U.S. v. BROWN, 351 Fed.Appx. 523 (2nd Cir. 2009)


UNITED STATES of America, Appellee, v. Wendy BROWN, Joy Brown, Tarelle Jones, Curlene Reid, Timothy Jones, Gary Davis, Keisha Anderson, Taniesha Moore, Raymond Wainwright, Vere Joseph, Defendants Paul Creary, Defendant-Appellant.

No. 06-2233-cr.United States Court of Appeals, Second Circuit.
November 3, 2009.

Page 524

[EDITOR’S NOTE: This case is unpublished as indicated by the issuing court.]

Appeal from a judgment of the United States District Court for the Southern District of New York (Duffy, J.).

UPON DUE CONSIDERATION, IT IS HEREBY ORDERED, ADJUDGED ANDDECREED that the judgment of the district court beAFFIRMED.

Thomas F.X. Dunn, New York, NY, for Appellant.

Christopher LaVigne (Michael A. Levy, Lev L. Dassin on the brief), United States Attorney for the Southern District of New York, New York, NY, for Appellee.

PRESENT: DENNIS JACOBS, Chief Judge, AMALYA L. KEARSE, Circuit Judge and PAUL G. GARDEPHE,[*] District Judge.

[*] Paul G. Gardephe, Judge of the United States District Court for the Southern District of New York, sitting by designation.

SUMMARY ORDER
Paul Creary appeals from a judgment of conviction entered in the United States District Court for the Southern District of New York (Duffy, J.) following his guilty plea under 18 U.S.C. §§ 1028(a)(1), (a)(2), and (f). We assume the parties’ familiarity with the underlying facts, the procedural history, and the issues presented for review.

Appellant argues on appeal that the district court did not properly calculate the Sentencing Guidelines, did not justify its decision to not downwardly depart, and did not properly consider the 18 U.S.C. § 3553(a) factors.

This Court reviews a district court’s sentencing decisions for procedural and substantive reasonableness. United States v. Villafuerte, 502 F.3d 204, 206 (2d Cir. 2007). When the defendant fails to object to a sentencing judgment before the district court, we review for plain error. Id.
at 207-08 (“[R]aising an objection to the failure to [consider the 18 U.S.C. § 3553 factors] in order to alert the district court to the problem is neither difficult nor onerous. This requirement alerts the district court to a potential problem at the trial level and facilitates its remediation at little cost to the parties, avoiding the unnecessary expenditure of judicial time and energy in appeal and remand.”).

Appellant argues that the district court failed to calculate the guideline range. See United States v. Cavera, 550 F.3d 180, 190 (2d Cir. 2008) (en banc). However, the district court did calculate the sentence range in its Written Judgment. It properly calculated that this range was from 37-46 months, while adopting the pre-sentence report without change.
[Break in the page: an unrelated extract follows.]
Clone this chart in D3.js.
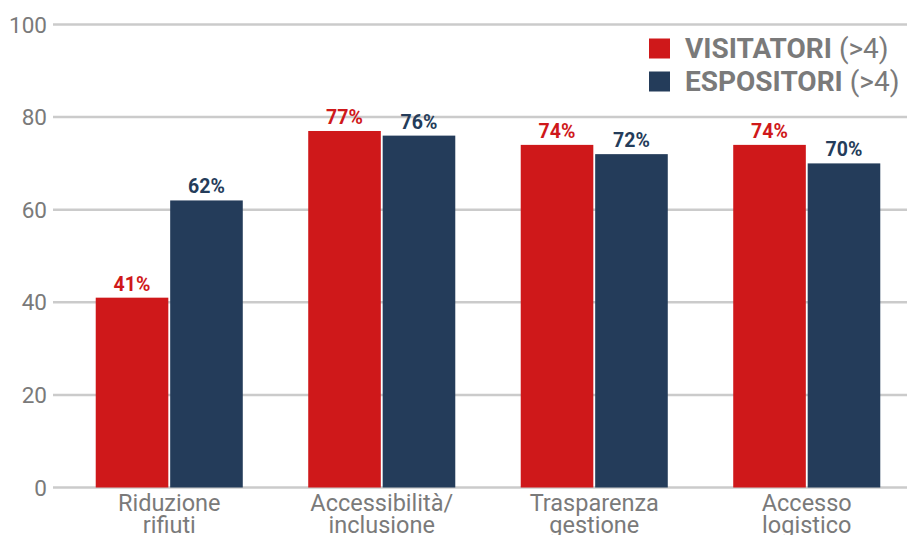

A district court that imposes a sentence enhancement (as was done here) must make specific factual findings that sufficiently support the enhancement and must state in open court the reasons for its imposition of the particular sentence. United States v. Espinoza, 514 F.3d 209, 211-12 (2d Cir. 2008). The district court explicitly adopted the pre-sentence report in its Written Judgment, which satisfied its obligation to make specific findings of fact. See Id. While it was error not to adopt the report in open court, it does not constitute a plain error so long as the district court actually relied on a pre-sentence report that provided adequate factual support for the sentence. See Id. Creary does not dispute that the pre-sentence report adequately supports the enhancements.
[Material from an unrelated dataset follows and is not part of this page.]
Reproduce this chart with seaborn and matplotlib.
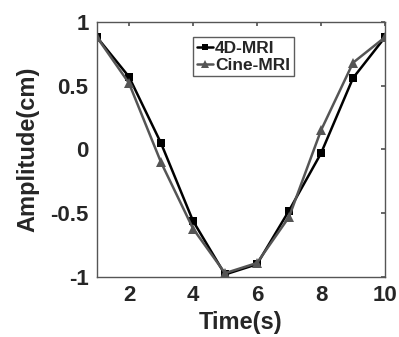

A district court has broad discretion to deny motions for downward departure.

Page 525

United States v. Silleg, 311 F.3d 557, 561 (2d Cir. 2002). This decision is only reviewable if there is some reason on the record to believe that the district court mistakenly believed it was unable to reduce the sentence from the guidelines. Id. The defendant points to no record evidence that the judge mistakenly believed he could not depart from the guidelines, and we have no reason to believe there was any to find.
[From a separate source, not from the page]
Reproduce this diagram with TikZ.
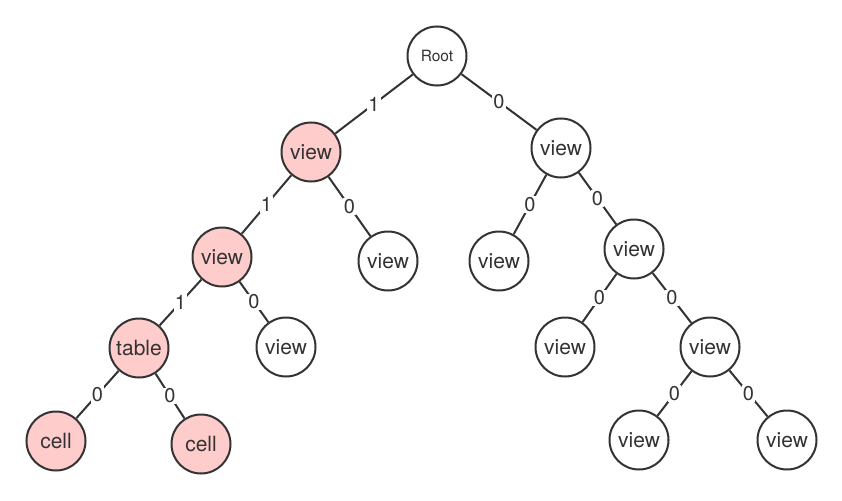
\documentclass[tikz,border=0pt]{standalone}
\usepackage{fontspec}
\setmainfont{TeX Gyre Heros}
\begin{document}
\begin{tikzpicture}[x=1pt,y=-1pt,
  ink/.style={draw=black!80},
  tnode/.style={circle,ink,line width=2pt,minimum size=59pt,inner sep=0pt,
    fill=white,font=\fontsize{21}{21}\selectfont,text=black!80},
  hot/.style={tnode,fill=red!20},
  edge/.style={ink,line width=2pt},
  bit/.style={fill=white,inner sep=1pt,font=\fontsize{20}{20}\selectfont,text=black!80}]
\useasboundingbox (0,0) rectangle (842,500);

% tree nodes
\node[tnode,font=\fontsize{15.5}{15.5}\selectfont] (root) at (437,56) {Root};
\node[hot]   (a)  at (311,152) {view};
\node[tnode] (b)  at (561,148) {view};
\node[hot]   (aa) at (222,257) {view};
\node[tnode] (ab) at (388,261) {view};
\node[tnode] (ba) at (499,261) {view};
\node[tnode] (bb) at (634,249) {view};
\node[hot]   (t)  at (139,348) {table};
\node[tnode] (ac) at (286,347) {view};
\node[tnode] (bc) at (565,347) {view};
\node[tnode] (bd) at (710,347) {view};
\node[hot]   (c1) at (56,441) {cell};
\node[hot]   (c2) at (201,444) {cell};
\node[tnode] (be) at (639,440) {view};
\node[tnode] (bf) at (787,440) {view};

% labelled branches
\draw[edge] (root) -- node[bit]{1} (a);
\draw[edge] (root) -- node[bit]{0} (b);
\draw[edge] (a)  -- node[bit]{1} (aa);
\draw[edge] (a)  -- node[bit]{0} (ab);
\draw[edge] (b)  -- node[bit]{0} (ba);
\draw[edge] (b)  -- node[bit]{0} (bb);
\draw[edge] (aa) -- node[bit]{1} (t);
\draw[edge] (aa) -- node[bit]{0} (ac);
\draw[edge] (bb) -- node[bit]{0} (bc);
\draw[edge] (bb) -- node[bit]{0} (bd);
\draw[edge] (t)  -- node[bit]{0} (c1);
\draw[edge] (t)  -- node[bit]{0} (c2);
\draw[edge] (bd) -- node[bit]{0} (be);
\draw[edge] (bd) -- node[bit]{0} (bf);
\end{tikzpicture}
\end{document}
A sentencing judge must consider a set of factors laid out in 18 U.S.C. § 3553. But the absence of a reference to a § 3553 factor does not support an inference that it was not considered. See United States v. Verkhoglyad, 516 F.3d 122, 129 (2d Cir. 2008). Aside from Judge Duffy’s silence on some (but not all) of the grounds raised for downward departure, the defendant points to nothing in the record that would indicate he failed to consider them.

Furthermore, Judge Duffy specifically referenced the defendant’s letter to the court, which listed all of the factors the defendant argued should mitigate his sentence.

Finding no merit in Creary’s arguments, we herebyAFFIRM the judgment of the district court.